Remove or Not Remove The Inflamed Appendix?
That is the new public health dilemma.
I once worked as a Hospital Medical Director, and without exception, every patient who came to the hospital with a severe abdominal pain in the right lower abdomen was suspected of having appendicitis (an inflamed appendix).
Among those above, those who show elevated white blood cell counts in their blood work were admitted for urgent removal of that inflamed appendix. In more advanced medical centers, the surgeon usually requested an ultrasound of the abdomen to document that the patient had an inflamed appendix. If the patient were older than 40 years, the surgeon usually requested an CT scan of the abdomen to rule out any possibilities of cancer causing the pain.
In my whole career as a healthcare provider, I have only seen one or two cases of appendicitis who were treated with antibiotics without resorting to surgery. The last one of them was one of my colleagues who came to the hospital about a month ago with the same classic pain of an inflamed appendix, and was seen by an eminent surgeon, but was advised to take intravenous antibiotics. Luckily, he survived the incident!
All this ran through my mind as I read that recent paper that was published this month in JAMA. In that paper, the authors cited evidence that medical treatment in the form of antibiotics has the same effect on most cases of uncomplicated appendicitis as surgery. They even proposed that antibiotics should be routinely prescribed for such cases from now on.
According to the authors, it seems that in 70% of cases suffering from appendicitis, the profile fitting for antibiotics is that of an otherwise healthy individual who suffer from severe appendicitis, as confirmed by laboratory results or imaging studies, and who has no risk factors for the rupture of the inflamed appendix.
Otherwise, nearly 30% of cases with appendicitis are either diagnosed with complicated appendicitis, or are having risk factors favoring its rupture. In that case, surgery looks like the most appropriate option.

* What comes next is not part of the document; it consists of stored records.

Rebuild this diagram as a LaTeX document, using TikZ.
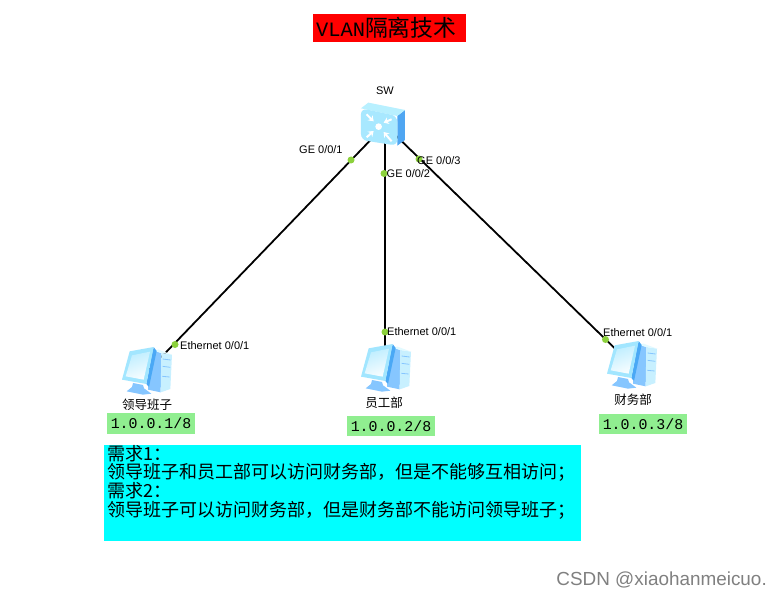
\documentclass[tikz,border=0pt]{standalone}
\usepackage{fontspec}
\usetikzlibrary{arrows.meta}
\setmainfont{Liberation Sans}
\setmonofont{Liberation Mono}
\newfontfamily\cjk{Noto Sans CJK SC}
\definecolor{portgreen}{HTML}{8CD13C}
\definecolor{ipgreen}{HTML}{90EE90}
\definecolor{reqcyan}{HTML}{00FFFF}
\definecolor{pcside}{HTML}{86C6FF}
\definecolor{pcfront}{HTML}{C8F0FF}
\definecolor{pctop}{HTML}{E2FAFF}
\definecolor{pcdark}{HTML}{4AA8F5}
\definecolor{pcframe}{HTML}{A2E6FF}
\definecolor{pcscreen}{HTML}{DDF8FF}
\definecolor{swfront}{HTML}{A8E8FF}
\definecolor{swtop}{HTML}{B8F0FF}
\definecolor{swside}{HTML}{4FA6F2}
\tikzset{
  x=1pt,y=-1pt,
  anchorpt/.style={inner sep=0pt,minimum size=0pt},
  link/.style={draw=black,line width=1.8pt},
  port/.style={circle,fill=portgreen,inner sep=0pt,minimum size=7pt},
  portlabel/.style={font=\fontsize{11}{11}\selectfont,inner sep=0pt,anchor=west,text=black},
  devname/.style={font=\cjk\fontsize{12.5}{13}\selectfont,inner sep=0pt,text=black},
  ipbox/.style={fill=ipgreen,inner sep=0pt,minimum height=20.5pt,font=\ttfamily\fontsize{14.9}{15}\selectfont,text=black},
  swarrow/.style={white,line width=2pt,-{Stealth[length=5pt,width=7pt]}},
  pics/pcicon/.style={code={
    \begin{scope}[x=.3333pt,y=-.3333pt,shift={(-62,-72)}]
      \fill[pcside] (150,82) -- (180,90) -- (178,208) -- (140,200) -- cycle;
      \fill[pcfront] (180,90) -- (212,95) -- (207,198) -- (178,208) -- cycle;
      \fill[pctop] (155,82) -- (172,80) -- (212,95) -- (180,90) -- cycle;
      \draw[pcside,line width=.8pt] (184,108) -- (208,111) (184,130) -- (207,133) (183,160) -- (205,162);
      \fill[pcside] (95,180) -- (125,186) -- (128,196) -- (150,212) -- (125,215) -- (76,205) -- (92,192) -- cycle;
      \fill[pcdark] (157,72) -- (166,84) -- (143,192) -- (135,183) -- cycle;
      \fill[pcframe] (85,85) -- (157,72) -- (135,183) -- (62,170) -- cycle;
      \shade[top color=pcframe!70!white,bottom color=white!92!pcframe,shading angle=20] (92,97) -- (146,86) -- (127,170) -- (73,160) -- cycle;
    \end{scope}}}
}
\begin{document}
\begin{tikzpicture}
\useasboundingbox (0,0) rectangle (781,596);
\fill[white] (0,0) rectangle (781,596);

% title
\node[fill=red,inner sep=0pt,minimum width=153pt,minimum height=28pt] (title) at (389.5,28) {};
\node[anchor=west,inner sep=0pt,text=black] (titletext) at (316,28)
  {\ttfamily\fontsize{20.4}{21}\selectfont VLAN{\cjk\fontsize{22.8}{23}\selectfont 隔离技术}};

% anchors
\node[anchorpt] (sw) at (385,125) {};
\node[anchorpt] (pc1) at (147,372) {};
\node[anchorpt] (pc2) at (385,370) {};
\node[anchorpt] (pc3) at (633,366) {};

% links
\draw[link] (sw) -- (pc1);
\draw[link] (sw) -- (pc2);
\draw[link] (sw) -- (pc3);

% switch
\begin{scope}[x=.3333pt,y=-.3333pt,shift={(870,0)}]
  \fill[swside] (322,348) -- (345,330) -- (345,420) -- (322,437) -- cycle;
  \fill[swtop] (213,325) -- (235,308) -- (345,330) -- (322,348) -- cycle;
  \fill[swfront,rounded corners=6pt] (213,325) -- (322,348) -- (322,437) -- (213,420) -- cycle;
  \fill[white] (266,380) circle (10);
  \draw[swarrow] (230,343) -- (251,364);
  \draw[swarrow] (305,358) -- (281,368);
  \draw[swarrow] (230,412) -- (251,393);
  \draw[swarrow] (305,424) -- (281,396);
\end{scope}

% computers
\pic at (122,347) {pcicon};
\pic at (361,344) {pcicon};
\pic at (607,341) {pcicon};

% ports
\node[port] (p1) at (351,160) {};
\node[port] (p2) at (384,173.5) {};
\node[port] (p3) at (419,159) {};
\node[port] (p4) at (175,344.5) {};
\node[port] (p5) at (385,332) {};
\node[port] (p6) at (605.5,339.5) {};

% labels
\node[font=\fontsize{11}{11}\selectfont,inner sep=0pt] (swname) at (385,90.5) {SW};
\node[portlabel] (l1) at (299,150) {GE 0/0/1};
\node[portlabel] (l2) at (386.5,174) {GE 0/0/2};
\node[portlabel] (l3) at (417,161) {GE 0/0/3};
\node[portlabel] (l4) at (180,346) {Ethernet 0/0/1};
\node[portlabel] (l5) at (387,332) {Ethernet 0/0/1};
\node[portlabel] (l6) at (603,333) {Ethernet 0/0/1};

\node[devname] (n1) at (147,404.5) {领导班子};
\node[devname] (n2) at (384,403) {员工部};
\node[devname] (n3) at (633,399.5) {财务部};

\node[ipbox,minimum width=88pt] (ip1) at (151,423.5) {1.0.0.1/8};
\node[ipbox,minimum width=88pt] (ip2) at (391,426) {1.0.0.2/8};
\node[ipbox,minimum width=88pt] (ip3) at (643,424) {1.0.0.3/8};

% requirements
\node[fill=reqcyan,inner sep=0pt,minimum width=477pt,minimum height=96pt] (req) at (342.5,493) {};
\node[anchor=north west,inner sep=0pt,align=left,font=\cjk\fontsize{18}{18.7}\selectfont,text=black] (reqtext) at (107,445)
  {需求1：\\领导班子和员工部可以访问财务部，但是不能够互相访问；\\需求2：\\领导班子可以访问财务部，但是财务部不能访问领导班子；};

% watermark
\node[anchor=east,inner sep=0pt,text=black!50,font=\fontsize{18.9}{19}\selectfont] (mark) at (767,580) {CSDN @xiaohanmeicuo.};
\end{tikzpicture}
\end{document}
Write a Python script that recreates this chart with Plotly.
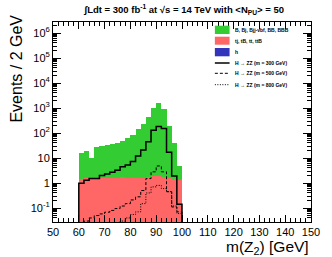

As much as the above research looks promising to many patients who don’t like or don’t afford surgery as a definitive treatment to acute inflammation of the appendix, I think the application of the paper’s recommendations will take some time to be taken in by the medical community for the following reasons:
- More research is needed on the long term outcomes of patients who were treated with antibiotics for their inflamed appendix. Personally, I would like to know if they had other episodes of appendicitis, when those episodes took place, whether they were complicated or not, and whether they were treated with antibiotics or surgery in the following episodes. These pieces of information are of the utmost important for measuring the feasibility of adopting those new recommendations.
- More research is needed to predict which treatment strategy (surgery vs antibiotics) is associated with the most favorable long term outcomes for patients with acute appendicitis. I will be most concerned about whether suggesting antibiotics for patients with appendicitis has led to more complications for these patients on the long run. In other words, if choosing antibiotics for patients with acute appendicitis was associated with more hospitalizations later on, or more complications later on, or even increased deaths from these complications, then surgery will be the safest alternative, may be not at the time of presentation, but on the long run.
- Hospitals are always afraid of malpractice lawsuits. Sometimes the patient who initially preferred not to have surgery to treat his appendicitis may find it unacceptable to re-enter the hospital for the second time with the same diagnosis and may file a malpractice lawsuit against the hospital for that reason. So, if we are to implement using antibiotics to treat acute appendicitis at large, a good support from the scientific communities must be there to protect surgeons from losing their licenses.
In conclusion, I strongly invite public health researchers to run statistical models to predict the best cohort of patients to receive antibiotics, the best long term outcomes associated with the use of antibiotics in the treatment of acute appendicitis, and the economic outcomes of implementing such a novel strategy. Conservative treatment options are preferred by patients, but when the other alternative is surgery, healthcare systems need to be careful about how to conserve.